BS: I already know a lot about the job because I know a few GMs pretty well. They all say the same thing: So much of the job is about NOT being a GM. It’s about putting out fires between players and coaches, buttering up sponsors and season ticket holders, figuring out ways to keep your fans happy, and so on. I like that stuff. I think I’d have a real advantage there because I know how fans think, and I know what’s pissed me off as a fan in the past. I’d want to make the fans happy and I’d want them to think, even if we sucked because of bad luck for one year, “At least we have that guy, he’s looking out for us… wait, is he drunk right now?”
SLAM: There’s been significant talk of an upcoming lockout. How would that affect your initial rebuilding/development plans?
BS: You can’t think about it. If it happens, it happens. The one thing I would say is that you don’t want to panic when that lockout gets lifted. Remember all the bad contracts after the strike ended in 1999? Holy shit! That was a spending apocalypse.
SLAM: As you’ve noted, you have job security as a writer that enables you an approach to the job other GM’s can’t afford to take. But as you’ve noted, as a writer this would also be a tremendous opportunity even if it were a colossal failure. Also, a professional sports franchise taking such a risk—especially if it turned out to be successful—could turn the industry on its ear. So what is your primary motivation; the attention, revolutionizing the NBA or actually improving this basketball team? (I understand that in doing the latter, you achieve the former, but I still had to ask…)
BS: I love basketball and I am competitive as hell. That’s really it. I just spent the last 12 years of my life continuing to push the envelope and take chances. Every time somebody told me I couldn’t do something, it made me want to do it more. I think I’ve had a really interesting career and I haven’t failed once. Shit, I forgot about my cartoon. OK, I failed once. But I built an audience with a successful online sports column before anyone else, and I built a national audience as a mainstream sports columnist before anyone else, and I built an audience with a sports podcast well before anyone else. Those are three pretty good “well before anyone elses” right? It’s not like I’ve been working at an arcade the past 12 years. And as I told Michael Rand earlier this week, I just spent two years of my life writing a 700-page NBA book trying to figure out everything that ever happened in the NBA, which players and teams mattered more than we thought (or less than we thought), how we got here, and if there’s a secret to winning that we can learn from everything that already happened. I promise you that nobody has ever put more thought into what dynamics make an NBA team succeed or fail.

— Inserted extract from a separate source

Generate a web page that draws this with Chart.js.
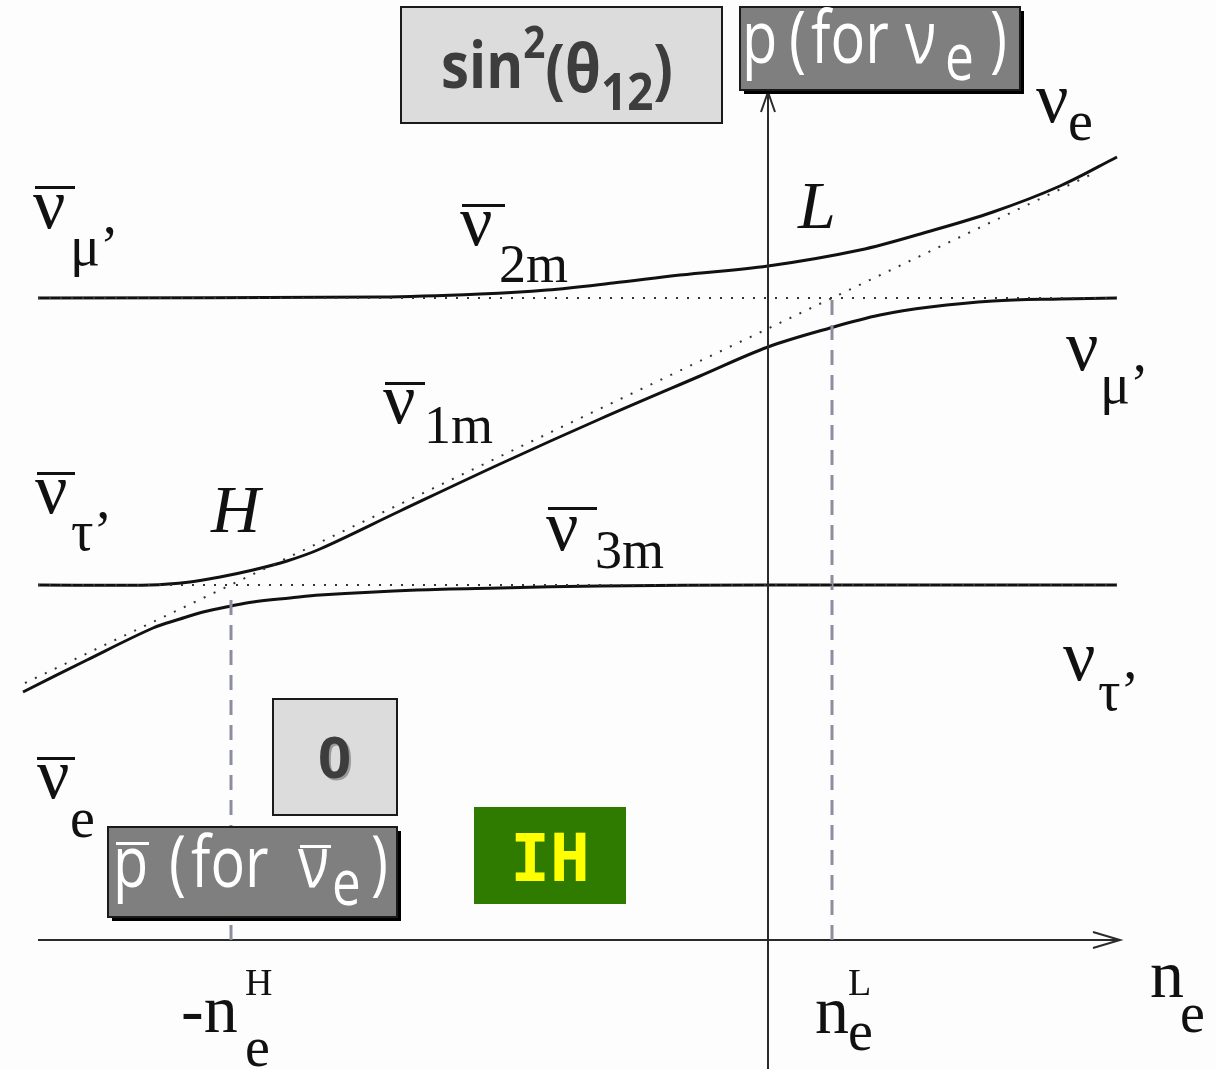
<!DOCTYPE html>
<html>
<head>
<meta charset="utf-8">
<script src="https://cdn.jsdelivr.net/npm/chart.js@4.4.0/dist/chart.umd.min.js"></script>
<style>
  html, body { margin: 0; padding: 0; background: #fdfdfd; }
  #wrap { width: 1216px; height: 1069px; }
</style>
</head>
<body>
<div id="wrap"><canvas id="levels" width="1216" height="1069"></canvas></div>
<script>
// x = n_e (0 on the vertical axis), y = level energy (0 on the n_e axis)

// adiabatic levels
const nu2mX = [-730, -388, -288, -221, -155, -88, 0, 92, 159, 225, 292, 349];
const nu2mY = [642, 643, 646, 650, 657, 665, 674, 690, 708, 728, 754, 783];

const nu1mX = [-730, -618, -578, -548, -515, -481, -448, -368, -268, -168, -68, 0, 62, 112, 162, 225, 292, 349];
const nu1mY = [355, 355, 358, 363, 370, 379, 391, 429, 476, 521, 564, 593, 612, 625, 633, 639, 641, 642];

const nu3mX = [-745, -681, -615, -588, -565, -537, -515, -478, -448, -351, -268, -168, 0, 349];
const nu3mY = [248, 280, 312, 321, 328, 334, 338, 342, 345, 350, 352, 354, 355, 355];

// flavour levels (dotted)
const muLevelX = [-730, 349];
const muLevelY = [642, 642];
const tauLevelX = [-730, 349];
const tauLevelY = [355, 355];
const eLevelX = [-743, 322];
const eLevelY = [257, 765];

// resonance densities
const resX = [-537, 64];        // -n_e^H, n_e^L
const resTopY = [350, 640];

// axes
const neAxisX = [-730, 352];
const pAxisY = [-129, 848];

const pts = (xs, ys) => xs.map((x, i) => ({x: x, y: ys[i]}));

const solid = (xs, ys) => ({
  data: pts(xs, ys), showLine: true, pointRadius: 0, borderColor: '#111',
  borderWidth: 3, tension: 0.35, clip: false
});
const dotted = (xs, ys) => ({
  data: pts(xs, ys), showLine: true, pointRadius: 0, borderColor: '#333',
  borderWidth: 2, borderDash: [2, 9], clip: false
});
const dashed = (x, top) => ({
  data: [{x: x, y: 0}, {x: x, y: top}], showLine: true, pointRadius: 0,
  borderColor: '#8d8da2', borderWidth: 3, borderDash: [15, 10], clip: false
});
const axisLine = (data) => ({
  data: data, showLine: true, pointRadius: 0, borderColor: '#2a2a2a', borderWidth: 2, clip: false
});

const datasets = [
  dotted(muLevelX, muLevelY),
  dotted(tauLevelX, tauLevelY),
  dotted(eLevelX, eLevelY),
  dashed(resX[0], resTopY[0]),
  dashed(resX[1], resTopY[1]),
  axisLine(pts(neAxisX, [0, 0])),
  axisLine(pts([0, 0], pAxisY)),
  solid(nu2mX, nu2mY),
  solid(nu1mX, nu1mY),
  solid(nu3mX, nu3mY)
];

function serif(ctx, txt, x, y, size, italic) {
  ctx.font = (italic ? 'italic ' : '') + size + 'px "Liberation Serif"';
  ctx.fillText(txt, x, y);
}
function sans(ctx, txt, x, y, size, weight, sx) {
  ctx.save();
  ctx.translate(x, y);
  ctx.scale(sx, 1);
  ctx.font = weight + ' ' + size + 'px "Open Sans"';
  ctx.fillText(txt, 0, 0);
  ctx.restore();
}
// runs of [text, size, baseline] set one after another, squeezed to fit a width
function sansRuns(ctx, runs, x0, width, weight) {
  let total = 0;
  runs.forEach(r => {
    ctx.font = weight + ' ' + r[1] + 'px "Open Sans"';
    total += ctx.measureText(r[0]).width;
  });
  const sx = width / total;
  let x = x0;
  runs.forEach(r => {
    ctx.font = weight + ' ' + r[1] + 'px "Open Sans"';
    const w = ctx.measureText(r[0]).width;
    sans(ctx, r[0], x, r[2], r[1], weight, sx);
    x += w * sx;
  });
}
function bar(ctx, x1, x2, y) { ctx.fillRect(x1, y, x2 - x1, 3); }

function box(ctx, x, y, w, h, fill, shadow) {
  if (shadow) {
    ctx.fillStyle = '#000';
    ctx.fillRect(x + 4, y + 4, w, h);
  }
  ctx.fillStyle = fill;
  ctx.fillRect(x, y, w, h);
  ctx.strokeStyle = '#1a1a1a';
  ctx.lineWidth = 2;
  ctx.strokeRect(x, y, w, h);
}

const background = {
  id: 'background',
  beforeDraw(chart) {
    const ctx = chart.ctx;
    ctx.save();
    ctx.fillStyle = '#fdfdfd';
    ctx.fillRect(0, 0, chart.width, chart.height);
    ctx.restore();
  }
};

const annotations = {
  id: 'annotations',
  afterDatasetsDraw(chart) {
    const ctx = chart.ctx;
    const xs = chart.scales.x, ys = chart.scales.y;
    ctx.save();

    // arrow heads on both axes
    ctx.strokeStyle = '#2a2a2a';
    ctx.lineWidth = 2;
    const tipX = xs.getPixelForValue(neAxisX[1]), axY = ys.getPixelForValue(0);
    ctx.beginPath();
    ctx.moveTo(tipX - 27, axY - 8); ctx.lineTo(tipX, axY); ctx.lineTo(tipX - 27, axY + 8);
    ctx.stroke();
    const axX = xs.getPixelForValue(0), tipY = ys.getPixelForValue(pAxisY[1]);
    ctx.beginPath();
    ctx.moveTo(axX - 7, tipY + 20); ctx.lineTo(axX, tipY); ctx.lineTo(axX + 7, tipY + 20);
    ctx.stroke();

    // level labels
    ctx.fillStyle = '#111';
    ctx.textBaseline = 'alphabetic';
    // left side
    serif(ctx, 'ν', 33, 228, 72); bar(ctx, 35, 75, 186); serif(ctx, 'μ’', 70, 265, 56);
    serif(ctx, 'ν', 35, 513, 72); bar(ctx, 37, 75, 472); serif(ctx, 'τ’', 71, 550, 56);
    serif(ctx, 'ν', 37, 798, 72); bar(ctx, 37, 75, 757); serif(ctx, 'e', 70, 837, 56);
    // along the curves
    serif(ctx, 'ν', 460, 245, 72); bar(ctx, 462, 505, 204); serif(ctx, '2m', 499, 282, 54);
    serif(ctx, 'ν', 383, 423, 72); bar(ctx, 385, 425, 382); serif(ctx, '1m', 424, 443, 54);
    serif(ctx, 'ν', 546, 550, 72); bar(ctx, 548, 597, 507); serif(ctx, '3m', 595, 568, 54);
    serif(ctx, 'L', 798, 228, 68, true);
    serif(ctx, 'H', 211, 532, 68, true);
    // right side
    serif(ctx, 'ν', 1036, 122, 72); serif(ctx, 'e', 1068, 140, 56);
    serif(ctx, 'ν', 1066, 370, 72); serif(ctx, 'μ’', 1100, 403, 56);
    serif(ctx, 'ν', 1063, 680, 72); serif(ctx, 'τ’', 1098, 710, 56);
    // axis labels
    serif(ctx, '-n', 181, 1032, 68); serif(ctx, 'H', 245, 995, 38); serif(ctx, 'e', 245, 1066, 56);
    serif(ctx, 'n', 815, 1033, 68); serif(ctx, 'L', 848, 995, 38); serif(ctx, 'e', 848, 1050, 56);
    serif(ctx, 'n', 1150, 997, 68); serif(ctx, 'e', 1180, 1032, 56);

    // sin^2(theta_12) box
    box(ctx, 401, 7, 321, 116, '#dcdcdc', false);
    ctx.fillStyle = '#3d3d3d';
    sansRuns(ctx, [['sin', 64, 88], ['2', 44, 58], ['(θ', 66, 92], ['12', 52, 110], [')', 66, 92]],
             441, 232, 'bold');

    // p (for nu_e) box
    box(ctx, 740, 7, 280, 83, '#7f7f7f', true);
    ctx.fillStyle = '#fff';
    sans(ctx, 'p', 742, 63, 74, 'normal', 0.78);
    sans(ctx, '(', 789, 63, 74, 'normal', 0.78);
    sans(ctx, 'for', 811, 63, 74, 'normal', 0.78);
    sans(ctx, 'ν', 905, 63, 74, 'normal', 0.78);
    sans(ctx, 'e', 945, 80, 66, 'normal', 0.78);
    sans(ctx, ')', 990, 63, 74, 'normal', 0.78);

    // zero box
    box(ctx, 273, 699, 124, 116, '#dcdcdc', false);
    ctx.fillStyle = '#9a9a9a';
    sans(ctx, '0', 320, 780, 58, 'bold', 1);
    ctx.fillStyle = '#3d3d3d';
    sans(ctx, '0', 318, 778, 58, 'bold', 1);

    // p-bar (for nu-bar_e) box
    box(ctx, 108, 827, 289, 90, '#7f7f7f', true);
    ctx.fillStyle = '#fff';
    sans(ctx, 'p', 113, 887, 72, 'normal', 0.8);
    bar(ctx, 116, 149, 842);
    sans(ctx, '(', 169, 887, 72, 'normal', 0.8);
    sans(ctx, 'for', 191, 887, 72, 'normal', 0.8);
    sans(ctx, 'ν', 298, 887, 72, 'normal', 0.8);
    bar(ctx, 300, 331, 845);
    sans(ctx, 'e', 332, 905, 64, 'normal', 0.8);
    sans(ctx, ')', 371, 887, 72, 'normal', 0.8);

    // IH tag
    ctx.fillStyle = '#2e7b00';
    ctx.fillRect(474, 807, 152, 97);
    ctx.fillStyle = '#ffff00';
    ctx.font = 'bold 66px "DejaVu Sans Mono"';
    ctx.textAlign = 'center';
    ctx.fillText('IH', 550, 881);

    ctx.restore();
  }
};

new Chart(document.getElementById('levels'), {
  type: 'scatter',
  data: { datasets: datasets },
  options: {
    responsive: false,
    devicePixelRatio: 1,
    animation: false,
    layout: { padding: 0 },
    plugins: { legend: { display: false }, tooltip: { enabled: false } },
    scales: {
      x: { type: 'linear', min: -768, max: 448, display: false },
      y: { type: 'linear', min: -129, max: 940, display: false }
    }
  },
  plugins: [background, annotations]
});
</script>
</body>
</html>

SLAM: Finally, you’re an idea man. How are you going to get us LeBron James?
BS: The same way that Scientologists roped in Tom Cruise and John Travolta: Blackmail! He will be mine! I have a whole plan for this and it involves 10 Rohypnol pills, a bottle of Grey Goose, Maria Sharapova, Worldwide Wes and a Soloflex machine.

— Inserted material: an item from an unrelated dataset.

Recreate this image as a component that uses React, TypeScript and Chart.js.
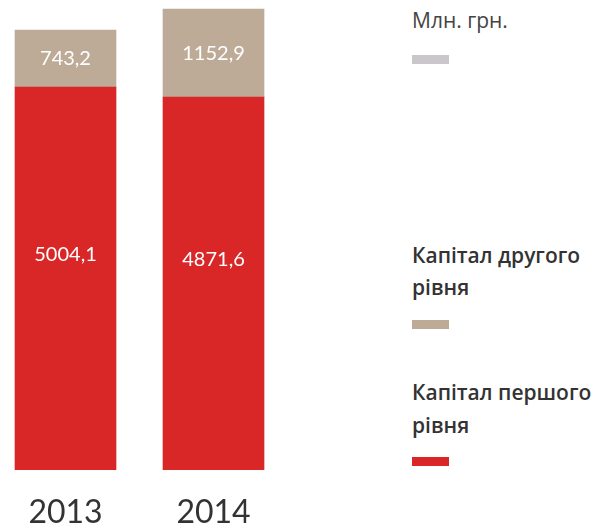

Just kidding. But I do want the TWolves fans to understand something: They are NOT far away. I have a whole plan that would get them into the playoffs in 2010 while maintaining a long-term vision and protecting cap space. I swear. It would work too. If I don’t get hired, that secret will die with me. You will have to live with that for the rest of your lives, TWolves fans. So keep hounding your front office. And remember my campaign slogan: “SIMMONS IN ‘09: AT LEAST THE BOOK WILL BE GOOD.”